Isaac’s Legacy
The cautionary tale of a legendary hurricane and flood forecaster.
Whenever you ask yourself why federal, state and local officials weren't better prepared for the devastating effects of Hurricane Katrina, remember Isaac Cline. He played an integral, if little-noticed, role in the saga of hurricane forecasting, response and recovery that has played out for more than a century in the United States.
In the first week of September 1900, Cline was chief of the U.S. Weather Bureau station in Galveston, Texas. His great pride in his work was matched by his confidence in the then-emerging science of meteorology. He also thought his city could weather virtually any storm. Indeed, in 1891, he declared that the threat of serious storm damage to the burgeoning metropolis was an "absurd delusion," Erik Larson noted in his 1999 book, Isaac's Storm: A Man, a Time and the Deadliest Hurricane in History (Crown). And Cline was well aware that it was not his place to issue alarmist predictions. Just days earlier, Weather Bureau chief Willis Moore had reminded him that storm warnings were to be issued only by the bureau's headquarters in Washington.
What Cline did not know was that a monster hurricane was bearing down on his city. By the time he understood what was happening-and notified officials in Washington that Galveston was experiencing a storm of unprecedented proportions-it was too late. After the hurricane, Cline wrote, "Those who lived in large strong buildings, a few blocks from the beach, one of whom was the writer of this report, thought they could weather the wind and tide." They were wrong. A massive storm surge covered the city, killing 6,000 to 10,000 people-including Cline's pregnant wife.
That might have been the tragic end to Isaac Cline's story. But after the Galveston hurricane, he was transferred to the newly created Gulf Forecast District, covering Texas, Oklahoma, Louisiana, Arkansas, Mississippi, Alabama and the Florida Panhandle. It was headquartered in New Orleans.

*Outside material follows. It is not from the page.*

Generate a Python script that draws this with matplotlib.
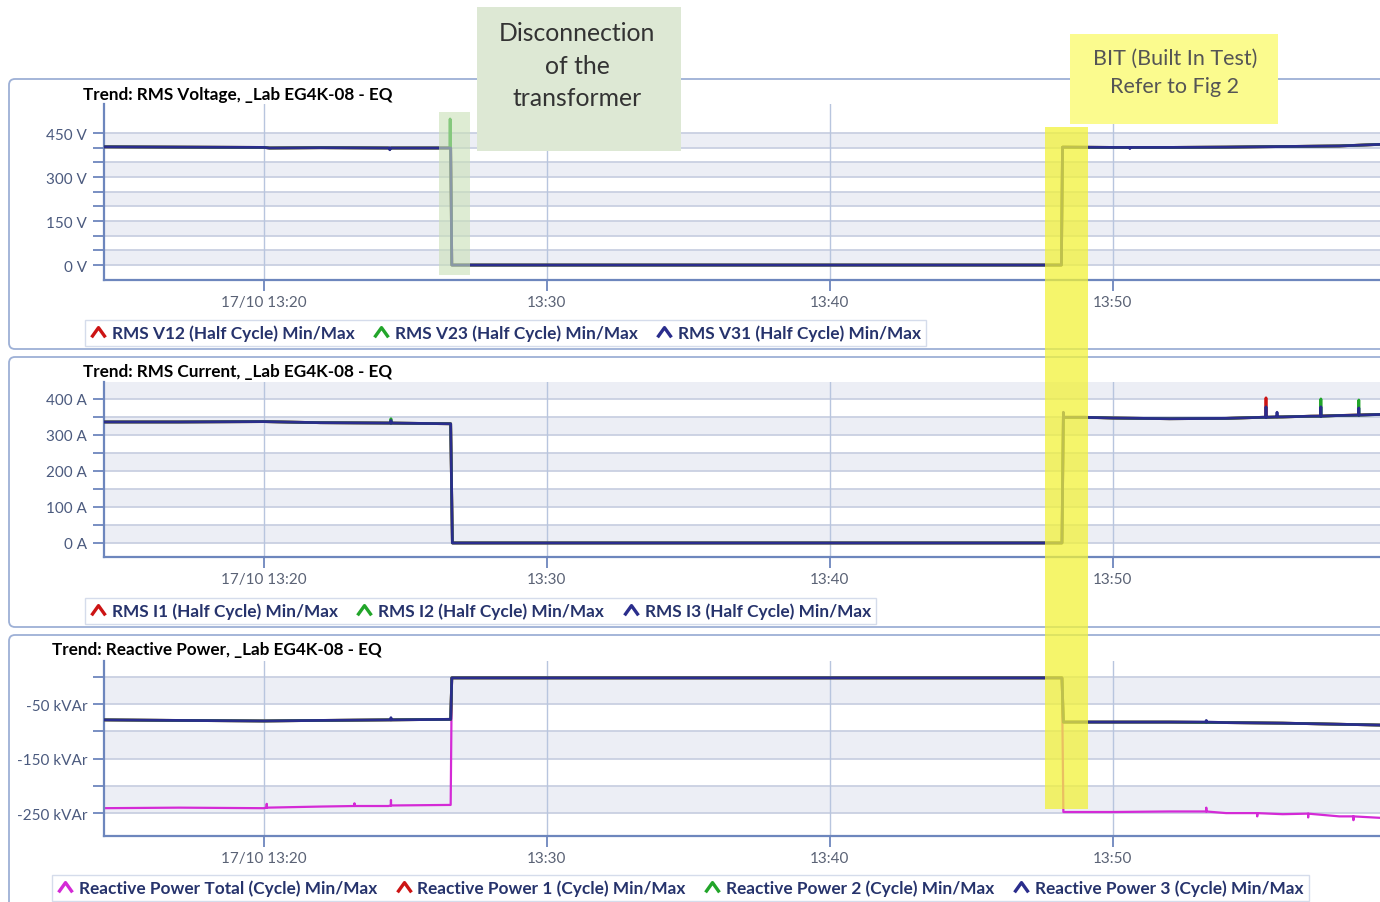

For the rest of his career, he studied hurricanes and the flooding they spawned. He was, in fact, the first to show that the deadliest aspect of hurricanes was not wind damage-as had long been believed-but the brutal effects of flood tides driven by the winds. In 1903, he applied his study of flooding to the Mississippi River, warning after heavy rains in February that the river would crest at a record flood stage of 21 feet. Weather Bureau higher-ups sent him a message telling him to temper his warnings, but this time Cline refused.
"Is it not better to warn people of approaching disaster sufficiently in advance to enable them to prepare to meet it than to let them be caught unprepared?" he responded. New Orleans officials heeded Cline's warnings and temporarily heightened the city's levees before flood waters crested at 20.7 feet.
In 1915, Cline accurately forecast a massive hurricane in the Gulf of Mexico that caused storm tides of 10 feet on Lake Pontchartrain. "Never before, perhaps in the history of the Weather Bureau, have such general warnings been disseminated as were sent out by the local bureau in reference to the disturbance that passed over New Orleans Wednesday evening," the New Orleans Times-Picayune reported, according to a biography of Cline written by meteorologist Keith Heidorn.
The capstone on Cline's career came in 1927, when two weeks in advance, he forecast record Mississippi floods. "Too much credit cannot be given Dr. Cline for the work he has done," said then-Commerce Secretary Herbert Hoover, whose coordination of relief and recovery efforts after the devastating floods propelled him to the presidency. "His flood forecasts have been absolutely uncanny in their accuracy. He has without a doubt saved the lives of thousands of people with these bulletins."
Isaac Cline's legacy lives on in the form of the employees at the National Weather Service's New Orleans office. On Sunday, Aug. 28, the day before Katrina made landfall, they issued a warning that dramatically departed from the measured scientific language that usually characterizes such reports. "Devastating damage expected," they wrote. "Most of the area will be uninhabitable for weeks-perhaps longer. At least one-half of well-constructed homes will have roof and wall failure. . . . Power outages will last for weeks . . . .Water shortages will make human suffering incredible by modern standards."
Of all the things government officials at all levels could say in Katrina's wake, the one thing they couldn't was that they weren't warned.